Pendapat serupa diutarakan Alfian Ahmad pemuda 19 tahun dari Desa Talang 20, mantan karyawan perusahaan IT di Palembang yang kemudian memilih pulang kampung untuk berkebun. Menurutnya banyak potensi dan kekayaan Air Naningan yang bisa dikelola dan dikemas lebih baik. Infrastruktur yang dulu tertinggal kini perlahan mulai berbenah dan berdampak pada perbaikan ekonomi masyarakat.

Keberadaan bendungan Batu Tegi untuk wisata dan pembangkit listrik, hasil pertanian kopi, lada, cengkeh, pisang, kelapa dan lainnya.

“Melalui tulisan, apa yang kita miliki, bisa memunculkan banyak peluang. Mulai wisata Curug Tujuh sampai kopi kemasan”, kata Alfian.

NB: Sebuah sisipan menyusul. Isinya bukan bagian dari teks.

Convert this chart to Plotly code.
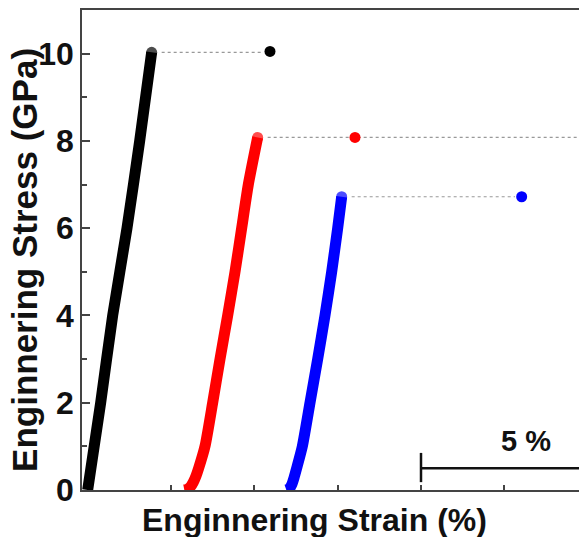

Dalam pelaksanaan Menulis Kisah Kampung peserta dibagi dalam dua kelompok diskusi, yaitu kelompok yang pernah berperan langsung dengan kegiatan EA (Ecosystem Alliance) di Air Naningan yang menuliskan kondisi kelembagaan kelompok tani dan koperasi Tirto Kencono. Kelompok berikutnya memberikan latar belakang kontekstual kondisi Air Naningan secara umum, potensi dan hambatannya. Total ada 31 artikel yang berhasil ditulis peserta kegiatan yang kemudian diunggah ke blog EA Indonesia.